COVID-19 EFFECTS

2021 uncommon exam dates not good for card business

Traditionally, national exams take place between October and December

In Summary
  • The Class 8 and Form 4 candidates are set to start their exams this coming week on March 22 and March 25 respectively.
  • A spot check by the Star yesterday revealed little or no activity at the card shops.
Pupils display a personalised success card
Pupils display a personalised success card

The third term of every school year was normally 'high season' for most stationery shops as they would cash in on the national examinations taking place to sell success cards.

In 2020 however this was not the case, as the Covid-19 pandemic hit the world and this saw disruptions in every sector, the education sector not being spared.

When the first Covid-19 case was announced in the country in March, President Uhuru Kenyatta suspended learning in all institutions to curb the spread of the disease thus disrupting the school year.

In the beginning of October, the long holiday for the candidates was over as the Education Cabinet Secretary George Magoha announced a phased reopening of the schools for Class 8, Form 4 and Grade 4 to finish their second term.

In normal times, that period was when people would be purchasing the success cards as the traditional exam period runs from October to December, but this are uncommon times.

The Class 8 and Form 4 candidates then went back to school after the December holiday to finish their third term and are now set to start their exams this coming week on March 22 and March 25 respectively.

The Nairobi CBD downtown, is where it was most busy during the exam period as there are many stationery shops and hawkers the streets awash with success cards of different shapes and sizes.

However a spot check by the Star yesterday revealed little or no activity at the shops.

Riward investments shop along River road just had the last dozen of some A5 success cards.

“This exam season the owner did not stock up on many success cards as the first batch we had did not sell as the precios times,” said James Wamalwa, one of the shop attendants.

Wamalwa said the owener opted to stock on more regular stationery despite it being the exam period.

Just along the same street is Wajohn investments, here they still have a lot of stock and customers are also trickling in.

According to Lucy Mukami, one of the shop attendants, they are getting customers but not as many as other previous years.

“I think most of our customers are not are it’s exam time since its's February and not the traditional schools’ third term,” she said.

Mukami also noted that despite the business not being that bad, they do not have a lot of stock.

“We were used to ordering the cards by August in anticipation for October but this year due to the Chinese lunar year in February we couldn't make very early preorders as our main source of the cards is China,” she said.
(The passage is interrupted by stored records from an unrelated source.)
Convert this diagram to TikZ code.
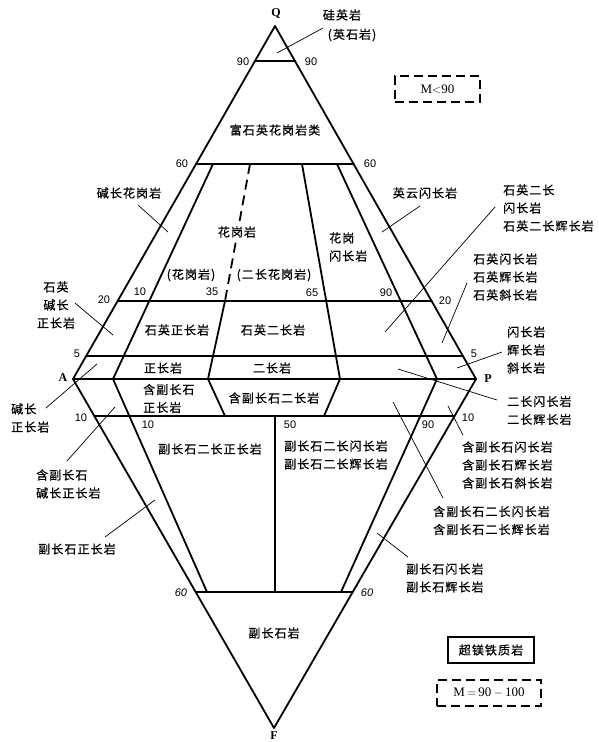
\documentclass[tikz,border=0pt]{standalone}
\usepackage{fontspec}
\setmainfont{Liberation Serif}
\newfontfamily\cjk{Noto Sans CJK SC}[LetterSpace=9,FakeBold=0.6]
\newfontfamily\numf{Liberation Sans}
\begin{document}
\begin{tikzpicture}[x=1pt,y=-1pt,
  edge/.style={line width=1.8pt, line cap=round, line join=round},
  lead/.style={line width=0.7pt},
  lab/.style={font=\cjk\fontsize{12}{18}\selectfont, inner sep=0pt, align=center},
  labl/.style={lab, anchor=west, align=left},
  num/.style={font=\numf\fontsize{11}{12}\selectfont, inner sep=0pt},
  vtx/.style={font=\fontsize{12}{14}\selectfont\bfseries, inner sep=0pt},
  dbox/.style={draw, line width=1.6pt, dash pattern=on 9pt off 5pt, inner sep=0pt, font=\fontsize{13}{14}\selectfont},
  sbox/.style={draw, line width=1.5pt, inner sep=0pt, font=\cjk\fontsize{12}{13}\selectfont}]
\useasboundingbox (0,0) rectangle (599,742);
% vertices
\coordinate (Q) at (275,26);
\coordinate (A) at (73,379);
\coordinate (P) at (476,379);
\coordinate (F) at (274,728);
% horizontal line ends
\coordinate (l90) at (255,61);   \coordinate (r90) at (295,61);
\coordinate (l60) at (196,164);  \coordinate (r60) at (353.6,164);
\coordinate (l20) at (117.6,301);\coordinate (r20) at (431.6,301);
\coordinate (l5) at (86.2,356);  \coordinate (r5) at (462.9,356);
\coordinate (l10) at (94.3,416); \coordinate (r10) at (454.6,416);
\coordinate (lF60) at (195.7,592);\coordinate (rF60) at (352.7,592);
% interior lines
\coordinate (a10t) at (213,164); \coordinate (a10m) at (113,379); \coordinate (a10b) at (207,592);
\coordinate (a35t) at (250,164); \coordinate (a35s) at (225,301); \coordinate (a35m) at (208,379); \coordinate (a35b) at (225,416);
\coordinate (a65t) at (302,164); \coordinate (a65m) at (340,379); \coordinate (a65b) at (324,416);
\coordinate (a90t) at (337,164); \coordinate (a90m) at (437,379); \coordinate (a90b) at (341,592);
\coordinate (a50t) at (275,416); \coordinate (a50b) at (275,592);

\draw[edge] (Q) -- (A) -- (F) -- (P) -- cycle;
\draw[edge] (A) -- (P);
\draw[edge] (l90) -- (r90);
\draw[edge] (l60) -- (r60);
\draw[edge] (l20) -- (r20);
\draw[edge] (l5) -- (r5);
\draw[edge] (l10) -- (r10);
\draw[edge] (lF60) -- (rF60);
\draw[edge] (a10t) -- (a10m) -- (a10b);
\draw[edge, line cap=butt, dash pattern=on 10pt off 6pt] (a35t) -- (a35s);
\draw[edge] (a35s) -- (a35m) -- (a35b);
\draw[edge] (a65t) -- (a65m) -- (a65b);
\draw[edge] (a90t) -- (a90m) -- (a90b);
\draw[edge] (a50t) -- (a50b);

% vertex labels
\node[vtx] (nQ) at (276,13) {Q};
\node[vtx] (nA) at (63,378) {A};
\node[vtx] (nP) at (488,379) {P};
\node[vtx] (nF) at (274,736) {F};

% numbers
\node[num] (n90l) at (243,62) {90};
\node[num] (n90r) at (311,62) {90};
\node[num] (n60l) at (182,164) {60};
\node[num] (n60r) at (370,164) {60};
\node[num] (n20l) at (104,300) {20};
\node[num] (n20r) at (445,301) {20};
\node[num] (n10a) at (140,292) {10};
\node[num] (n35) at (212,292) {35};
\node[num] (n65) at (312,293) {65};
\node[num] (n90a) at (386,293) {90};
\node[num] (n5l) at (77,354) {5};
\node[num] (n5r) at (474,354) {5};
\node[num] (n10l) at (81,418) {10};
\node[num] (n10b) at (148,425) {10};
\node[num] (n50) at (290,425) {50};
\node[num] (n90b) at (428,425) {90};
\node[num] (n10r) at (468,418) {10};
\node[num, font=\numf\itshape\fontsize{11}{12}\selectfont] (n60bl) at (181,593) {60};
\node[num, font=\numf\itshape\fontsize{11}{12}\selectfont] (n60br) at (367,593) {60};

% field labels
\node[lab] (qz) at (342,15) {硅英岩};
\node[lab] (qz2) at (352,35) {(英石岩)};
\coordinate (qzA) at (323,28); \coordinate (qzB) at (277,53);
\draw[lead] (qzA) -- (qzB);

\node[dbox, minimum width=85pt, minimum height=26pt] (mlt) at (437.5,89) {M$<$90};

\node[lab] (rich) at (275,130) {富石英花岗岩类};
\node[lab] (akg) at (129,193) {碱长花岗岩};
\coordinate (akgA) at (138,205); \coordinate (akgB) at (168,232);
\draw[lead] (akgA) -- (akgB);
\node[lab, fill=white, inner sep=2pt] (gr) at (237,232) {花岗岩};
\node[lab] (gr1) at (191,275) {(花岗岩)};
\node[lab] (gr2) at (274,275) {(二长花岗岩)};
\node[labl] (grd) at (329,247) {花岗\\闪长岩};
\node[lab] (ton) at (425,193) {英云闪长岩};
\coordinate (tonA) at (420,206); \coordinate (tonB) at (382,232);
\draw[lead] (tonA) -- (tonB);
\node[labl] (qmd) at (503,208) {石英二长\\闪长岩\\石英二长辉长岩};
\coordinate (qmdA) at (495,207); \coordinate (qmdB) at (385,332);
\draw[lead] (qmdA) -- (qmdB);
\node[labl] (qd) at (473,277) {石英闪长岩\\石英辉长岩\\石英斜长岩};
\coordinate (qdA) at (467,283); \coordinate (qdB) at (442,343);
\draw[lead] (qdA) -- (qdB);
\node[lab] (qas) at (56,305) {石英\\碱长\\正长岩};
\coordinate (qasA) at (75,303); \coordinate (qasB) at (113,335);
\draw[lead] (qasA) -- (qasB);
\node[lab] (qs) at (177,330) {石英正长岩};
\node[lab] (qm) at (273,330) {石英二长岩};
\node[lab] (sy) at (163,368) {正长岩};
\node[lab] (mz) at (272,368) {二长岩};
\node[labl] (dio) at (507,350) {闪长岩\\辉长岩\\斜长岩};
\coordinate (dioA) at (502,352); \coordinate (dioB) at (457,368);
\draw[lead] (dioA) -- (dioB);
\node[labl] (as) at (11,418) {碱长\\正长岩};
\coordinate (asA) at (46,408); \coordinate (asB) at (97,364);
\draw[lead] (asA) -- (asB);
\node[labl] (fsy) at (143,398.5) {含副长石\\正长岩};
\node[lab] (fmz) at (274,398) {含副长石二长岩};
\node[labl] (md) at (507,410.5) {二长闪长岩\\二长辉长岩};
\coordinate (mdA) at (497,400); \coordinate (mdB) at (398,369);
\draw[lead] (mdA) -- (mdB);
\node[labl] (fd) at (462,465) {含副长石闪长岩\\含副长石辉长岩\\含副长石斜长岩};
\coordinate (fdA) at (463,435); \coordinate (fdB) at (448,406);
\draw[lead] (fdA) -- (fdB);
\node[labl] (fmd) at (433,520.5) {含副长石二长闪长岩\\含副长石二长辉长岩};
\coordinate (fmdA) at (443,498); \coordinate (fmdB) at (393,402);
\draw[lead] (fmdA) -- (fmdB);
\node[lab] (fms) at (210,449) {副长石二长正长岩};
\node[labl] (fmdd) at (284,455) {副长石二长闪长岩\\副长石二长辉长岩};
\node[labl] (fas) at (36,484) {含副长石\\碱长正长岩};
\coordinate (fasA) at (67,461); \coordinate (fasB) at (115,407);
\draw[lead] (fasA) -- (fasB);
\node[lab] (fs) at (77,549) {副长石正长岩};
\coordinate (fsA) at (105,537); \coordinate (fsB) at (155,500);
\draw[lead] (fsA) -- (fsB);
\node[labl] (fdd) at (406,578) {副长石闪长岩\\副长石辉长岩};
\coordinate (fddA) at (408,557); \coordinate (fddB) at (377,533);
\draw[lead] (fddA) -- (fddB);
\node[lab] (foid) at (274,633) {副长石岩};

\node[sbox, minimum width=86pt, minimum height=26pt] (um) at (491,650) {超镁铁质岩};
\node[dbox, minimum width=104pt, minimum height=26pt] (m90) at (489,693) {M\,$=$\,90\,$-$\,100};
\end{tikzpicture}
\end{document}
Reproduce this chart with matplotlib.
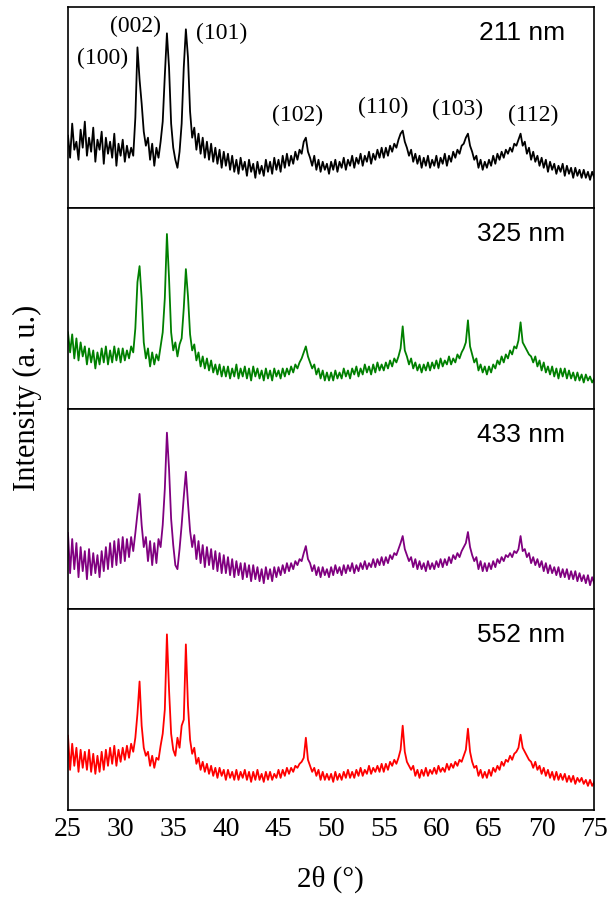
import numpy as np
import matplotlib
matplotlib.use('Agg')
import matplotlib.pyplot as plt

# 2theta grid, 0.2 deg steps from 25 to 75
two_theta = np.arange(25, 75.001, 0.2)

# intensities (arbitrary units, 0-200 per panel)
# one row = 5 degrees
i_211 = [
    72, 50, 84, 58, 66, 48, 78, 60, 86, 52, 70, 56, 80, 46, 68, 58, 76, 44, 70, 54, 66, 50, 74, 42, 64,
    52, 68, 46, 62, 50, 60, 52, 90, 160, 128, 104, 76, 62, 70, 48, 64, 42, 60, 50, 66, 86, 132, 174, 140, 84,
    60, 48, 40, 56, 84, 140, 178, 150, 96, 70, 80, 58, 74, 54, 70, 50, 66, 48, 64, 46, 60, 44, 58, 40, 56,
    42, 54, 38, 52, 36, 48, 34, 50, 38, 46, 32, 48, 36, 44, 30, 46, 34, 42, 32, 48, 36, 46, 34, 50, 38,
    48, 36, 52, 40, 54, 42, 52, 44, 56, 48, 58, 54, 66, 70, 56, 50, 42, 52, 38, 48, 36, 46, 38, 44, 34,
    46, 38, 48, 36, 46, 40, 50, 38, 48, 42, 52, 40, 50, 44, 54, 42, 52, 46, 56, 44, 54, 48, 58, 50, 60,
    50, 60, 52, 62, 56, 64, 60, 68, 74, 77, 66, 60, 52, 58, 46, 54, 44, 52, 40, 50, 42, 52, 40, 48, 42,
    52, 40, 50, 44, 54, 42, 52, 46, 56, 50, 58, 54, 62, 64, 70, 74, 62, 56, 48, 52, 40, 48, 38, 46, 40,
    48, 42, 52, 44, 54, 48, 56, 50, 58, 54, 60, 56, 64, 62, 68, 74, 62, 66, 54, 60, 48, 56, 46, 52, 42,
    50, 40, 48, 36, 46, 38, 44, 34, 42, 36, 44, 32, 42, 34, 40, 30, 40, 32, 38, 30, 38, 30, 36, 28, 36,
    30]
i_325 = [
    76, 56, 74, 50, 70, 48, 66, 52, 62, 44, 60, 46, 58, 40, 56, 44, 60, 46, 62, 44, 58, 46, 62, 48, 60,
    46, 60, 48, 58, 50, 62, 56, 80, 126, 142, 110, 66, 50, 60, 42, 56, 44, 54, 48, 62, 76, 110, 174, 130, 76,
    58, 66, 52, 64, 70, 100, 139, 112, 74, 58, 64, 48, 56, 42, 52, 40, 50, 38, 48, 36, 44, 34, 44, 32, 42,
    32, 42, 30, 40, 32, 44, 30, 40, 32, 42, 30, 40, 28, 42, 32, 40, 30, 38, 28, 40, 30, 38, 28, 40, 32,
    38, 30, 40, 32, 40, 34, 42, 36, 44, 40, 46, 50, 56, 62, 52, 46, 40, 44, 34, 40, 30, 38, 28, 36, 28,
    36, 28, 38, 30, 36, 30, 40, 32, 38, 30, 40, 34, 42, 32, 40, 34, 44, 36, 42, 34, 44, 36, 46, 38, 44,
    38, 46, 40, 48, 42, 50, 46, 52, 60, 82, 58, 52, 44, 50, 40, 46, 38, 44, 36, 44, 38, 46, 38, 46, 40,
    48, 40, 50, 42, 48, 44, 52, 44, 50, 46, 54, 50, 56, 60, 66, 88, 62, 54, 46, 50, 38, 44, 36, 42, 34,
    42, 36, 44, 40, 48, 44, 52, 46, 54, 50, 58, 54, 62, 60, 68, 86, 66, 62, 58, 54, 52, 46, 52, 42, 48,
    38, 46, 36, 42, 34, 42, 32, 40, 30, 40, 32, 40, 30, 38, 30, 36, 28, 36, 28, 34, 26, 34, 28, 32, 26,
    30]
i_433 = [
    76, 36, 70, 40, 66, 32, 62, 38, 58, 30, 60, 34, 56, 36, 54, 32, 58, 38, 62, 40, 66, 42, 68, 44, 70,
    46, 72, 48, 70, 52, 72, 58, 76, 96, 115, 84, 62, 72, 48, 68, 44, 66, 46, 70, 62, 84, 120, 176, 140, 90,
    64, 44, 40, 60, 84, 112, 137, 106, 78, 62, 74, 50, 68, 46, 64, 42, 62, 44, 60, 40, 58, 38, 56, 36, 54,
    36, 52, 34, 50, 32, 48, 34, 46, 30, 46, 32, 44, 28, 44, 30, 42, 28, 40, 26, 42, 30, 40, 28, 42, 32,
    42, 34, 44, 36, 46, 38, 46, 40, 48, 44, 50, 48, 56, 63, 50, 46, 38, 44, 34, 42, 32, 42, 34, 40, 32,
    42, 34, 44, 36, 42, 34, 44, 36, 44, 38, 46, 36, 44, 38, 46, 40, 48, 40, 46, 42, 50, 42, 50, 44, 52,
    44, 52, 46, 54, 50, 56, 54, 60, 66, 73, 60, 54, 48, 52, 42, 50, 40, 48, 40, 46, 38, 48, 40, 46, 40,
    48, 42, 50, 42, 50, 44, 52, 46, 54, 50, 56, 52, 58, 62, 66, 77, 62, 54, 48, 52, 40, 48, 38, 46, 38,
    46, 40, 48, 42, 50, 46, 52, 48, 54, 52, 56, 52, 58, 56, 60, 73, 58, 60, 52, 56, 46, 52, 44, 50, 42,
    48, 38, 46, 36, 44, 36, 42, 34, 42, 32, 40, 32, 40, 30, 38, 30, 38, 28, 36, 28, 34, 26, 34, 24, 32,
    26]
i_552 = [
    74, 40, 66, 44, 62, 38, 60, 42, 58, 40, 60, 38, 56, 36, 54, 38, 58, 40, 60, 44, 62, 46, 64, 44, 60,
    48, 62, 50, 64, 52, 66, 58, 72, 96, 128, 84, 62, 54, 58, 44, 54, 42, 52, 50, 64, 76, 100, 175, 120, 76,
    60, 54, 72, 62, 84, 90, 165, 104, 70, 56, 62, 46, 52, 40, 48, 38, 46, 36, 44, 34, 42, 32, 42, 34, 40,
    30, 40, 32, 38, 30, 40, 30, 38, 32, 40, 30, 38, 28, 38, 30, 40, 30, 36, 28, 38, 30, 38, 30, 36, 32,
    40, 32, 40, 34, 42, 36, 42, 38, 44, 42, 46, 48, 52, 72, 50, 44, 38, 42, 34, 40, 30, 38, 30, 36, 30,
    36, 28, 38, 30, 36, 30, 38, 32, 40, 32, 38, 32, 40, 34, 42, 34, 40, 36, 44, 36, 42, 38, 44, 38, 46,
    38, 46, 40, 48, 44, 50, 46, 52, 60, 84, 58, 48, 44, 40, 44, 34, 40, 32, 40, 34, 42, 34, 40, 36, 42,
    36, 44, 38, 42, 38, 46, 40, 46, 42, 48, 44, 50, 48, 54, 60, 81, 58, 48, 42, 44, 34, 40, 32, 38, 32,
    40, 34, 42, 38, 44, 40, 48, 44, 50, 48, 54, 50, 56, 58, 62, 75, 62, 58, 54, 50, 48, 42, 48, 40, 44,
    36, 42, 34, 40, 32, 38, 30, 38, 30, 36, 30, 36, 28, 34, 28, 34, 26, 32, 28, 32, 26, 30, 24, 30, 24,
    28]

samples = ['211 nm', '325 nm', '433 nm', '552 nm']
colors = ['black', 'green', 'purple', 'red']
series = [i_211, i_325, i_433, i_552]

# Miller indices on the top pattern
hkl = ['(100)', '(002)', '(101)', '(102)', '(110)', '(103)', '(112)']
hkl_x = [28.3, 31.4, 39.6, 46.8, 54.9, 62.0, 69.2]
hkl_y = [149, 181, 174, 92, 100, 98, 92]

serif = 'Liberation Serif'
sans = 'Liberation Sans'

fig, axes = plt.subplots(4, 1, figsize=(6.07, 9.05), dpi=100, sharex=True)
fig.subplots_adjust(left=0.112, right=0.979, bottom=0.105, top=0.992, hspace=0)

for ax, y, c, s in zip(axes, series, colors, samples):
    ax.plot(two_theta, y, color=c, lw=1.3)
    ax.set_xlim(25, 75)
    ax.set_ylim(0, 200)
    ax.set_yticks([])
    ax.tick_params(axis='x', length=0, pad=5, labelsize=20)
    for sp in ax.spines.values():
        sp.set_linewidth(1.2)
    ax.text(72.2, 174, s, ha='right', va='center', fontsize=19, family=sans)

for lab, xx, yy in zip(hkl, hkl_x, hkl_y):
    axes[0].text(xx, yy, lab, ha='center', va='center', fontsize=17, family=serif)

axes[-1].set_xticks(np.arange(25, 76, 5))
for t in axes[-1].get_xticklabels():
    t.set_family(serif)

fig.text(0.545, 0.028, '2θ (°)', ha='center', va='center', fontsize=21, family=serif)
fig.text(0.046, 0.56, 'Intensity (a. u.)', ha='center', va='center', rotation=90,
         fontsize=22, family=serif)

plt.savefig('out.png', dpi=100)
For Mary Njeri , a businesswoman who buys the cards at wholesale and then vends to her clients business is low this year as she has not been getting many orders.

Njeri also noted digitisation that has slowly been shifting people’s interest from physical cards to electronic ones, meaning more people are choosing to send the sucess messages through electronic phones.

Despite the low and uncommon success card business this season, we wish all candidates all the best in their exams.